The dog film had been a terrible idea. I’d cried into my popcorn like a baby. Once I’d tucked him in bed, I’d wandered around the house aimlessly. After bedtime, I have the place to myself. I have no idea where the staff go, but the rooms become quiet and eerie. It’s left me free to explore unhindered. I’m pretty sure I’ve wandered into spaces that might not be intended for me.
Like the office that I’m in now. It’s obviously Dario’s. The chair still holds his scent. Rich and clean and woody. I lean back in it and breathe in deeply. I’m still fighting off that curious feeling of missing him. I don’t miss him, though. Not in the conventional sense – how can you feel the absence of someone you barely know?
It’s my traitorous body. Already it needs what Dario gives me. He’s like heroin…I’m addicted after my first hit. I wake up several times each night with an aching between my legs, and masturbation has done nothing to ease it. The orgasm I’d managed to drag from myself last night had been a pale imitation of the mind-shattering pleasure he gives me.
I lean forward in the chair and run an eye over the framed photos on the desk. There are several of Dani and Dario. None showing a woman. I still don’t have the answer to that question, and there’s nobody I feel I can ask. But it gnaws at me.
Other photos show Dario with what appear to be family members. I recognize Matteo. There’s also Raoul – the man he’d been at the hospital with, who I’ve figured out is his brother. There’s a resemblance there, although not a distinct one. Other men too. Dark, dangerous looking. Perhaps fathers or uncles. Whoever they are, I wouldn’t want to get on the wrong side of them.
Dario Caraldi remains a mystery to me, but I’m growing increasingly certain there are secrets in his life that I really shouldn’t know about.
I stand and move about the room, browsing through the titles of the books on the shelves that line one wall. It’s hard to get a measure of him from looking at the things he reads. There are business books alongside fiction. An entire section on martial arts tells me he’s obviously a fan. Childcare takes up a section too. It’s surprising to me, though I guess it makes sense. However fucked up the man is, he’s raising an incredibly well-adjusted boy.
I amble to a wall that’s hung with more photos, along with various graduation certificates. I stare up at images of Dario as a younger man, stern and serious. Still gorgeous. Does he ever crack a smile when he’s not with Dani?
“What are you doing in here?” a voice says from behind me.
I shriek and spin around. Dario’s standing in the doorway. Dark hair tousled; his navy shirt is unbuttoned at the throat. He looks tired.

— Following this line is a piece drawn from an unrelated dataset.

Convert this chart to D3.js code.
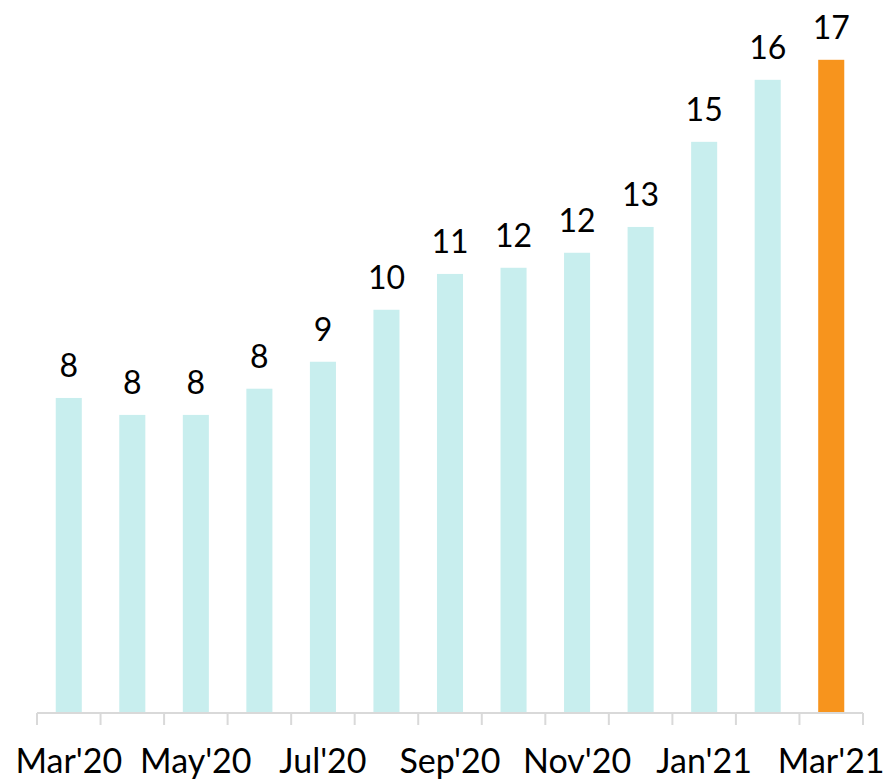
<!DOCTYPE html>
<html>
<head>
<meta charset="utf-8">
<script src="https://cdn.jsdelivr.net/npm/d3@7"></script>
<style>
  body { margin: 0; background: #fff; }
</style>
</head>
<body>
<div id="chart"></div>
<script>
// months shown on the axis (every other one gets a label)
var months = ["Mar'20", "Apr'20", "May'20", "Jun'20", "Jul'20", "Aug'20", "Sep'20",
	"Oct'20", "Nov'20", "Dec'20", "Jan'21", "Feb'21", "Mar'21"];
var values = [8.18, 7.74, 7.74, 8.42, 9.12, 10.47, 11.4, 11.56, 11.95, 12.62, 14.83, 16.44, 16.96];
var tickLabels = ["Mar'20", "May'20", "Jul'20", "Sep'20", "Nov'20", "Jan'21", "Mar'21"];

var W = 892, H = 781;
var margin = { top: 39, right: 29, bottom: 68, left: 37 };
var width = W - margin.left - margin.right;
var height = H - margin.top - margin.bottom;

var data = months.map(function (m, i) {
	return { month: m, value: values[i] };
});

var svg = d3.select('#chart')
	.append('svg')
	.attr('width', W)
	.attr('height', H)
	.append('g')
	.attr('transform', 'translate(' + margin.left + ',' + margin.top + ')');

var x = d3.scaleBand()
	.domain(months)
	.range([0, width])
	.paddingInner(0.59)
	.paddingOuter(0.295);

var y = d3.scaleLinear().domain([0, 17.5]).range([height, 0]);

// bars
svg.selectAll('.bar')
	.data(data)
	.enter()
	.append('rect')
	.attr('class', 'bar')
	.attr('x', function (d) { return x(d.month); })
	.attr('y', function (d) { return y(d.value); })
	.attr('width', x.bandwidth())
	.attr('height', function (d) { return height - y(d.value); })
	.attr('fill', function (d, i) { return i === data.length - 1 ? '#f7941d' : '#c8eeee'; });

// value labels
svg.selectAll('.lbl')
	.data(data)
	.enter()
	.append('text')
	.attr('class', 'lbl')
	.attr('x', function (d) { return x(d.month) + x.bandwidth() / 2; })
	.attr('y', function (d) { return y(d.value) - 21; })
	.attr('text-anchor', 'middle')
	.attr('font-family', 'Lato, "Open Sans", sans-serif')
	.attr('font-size', '32px')
	.attr('fill', '#000')
	.text(function (d) { return d3.format('.0f')(d.value); });

// x axis: line + ticks on category boundaries
var axis = svg.append('g').attr('transform', 'translate(0,' + height + ')');
axis.append('line')
	.attr('x1', 0).attr('x2', width)
	.attr('y1', 0).attr('y2', 0)
	.attr('stroke', '#d9d9d9').attr('stroke-width', 2);

var step = x.step();
var bounds = d3.range(months.length + 1).map(function (i) {
	return i === 0 ? 0 : x(months[i - 1]) + x.bandwidth() / 2 + step / 2;
});
axis.selectAll('.tick')
	.data(bounds)
	.enter()
	.append('line')
	.attr('x1', function (d) { return d; })
	.attr('x2', function (d) { return d; })
	.attr('y1', 0).attr('y2', 12)
	.attr('stroke', '#d9d9d9').attr('stroke-width', 2);

axis.selectAll('.tl')
	.data(tickLabels)
	.enter()
	.append('text')
	.attr('x', function (d) { return x(d) + x.bandwidth() / 2; })
	.attr('y', 60)
	.attr('text-anchor', 'middle')
	.attr('font-family', 'Lato, "Open Sans", sans-serif')
	.attr('font-size', '34px')
	.attr('fill', '#000')
	.text(function (d) { return d; });
</script>
</body>
</html>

“I…I…” I stutter. I have no answer for him. I’m clearly snooping. I press back against the wall as he stalks up to me. It occurs to me that I’m not only snooping, but I’m also wandering around in yet another sleepshirt. It’s soft and clinging, with flowers embroidered along the neckline. Small buttons run down its front to where it stops at my knees. My sleeping apparel leans toward “maiden aunt” in style, though it’s comfortable. I shouldn’t be wearing it.
Fuck!
He’s running his eyes over me, moving closer. I shrink back.
“I’m so sorry!” I blurt. Without thinking, I reach for the hem of my pajamas and pull the shirt up over my head.
What are you doing, Nikki?a part of me demands as I stand naked in front of him. I don’t have an answer. I’m panicking. All I know is that I’m not supposed to wear sleep clothes. Maybe this will be one less thing to piss him off.
He’s standing inches away now. His eyes drop to my breasts, then lower, then back to my face.
“Do you think that’s good enough?” he asks. His breath is warm on my face, fragrant with coffee and mint. I can smell tobacco on him, though I’m pretty sure he doesn’t smoke. “Do you?” he presses.
“I don’t know what you mean.” I shake my head. He reaches up to heft my breast, and I fight down a moan.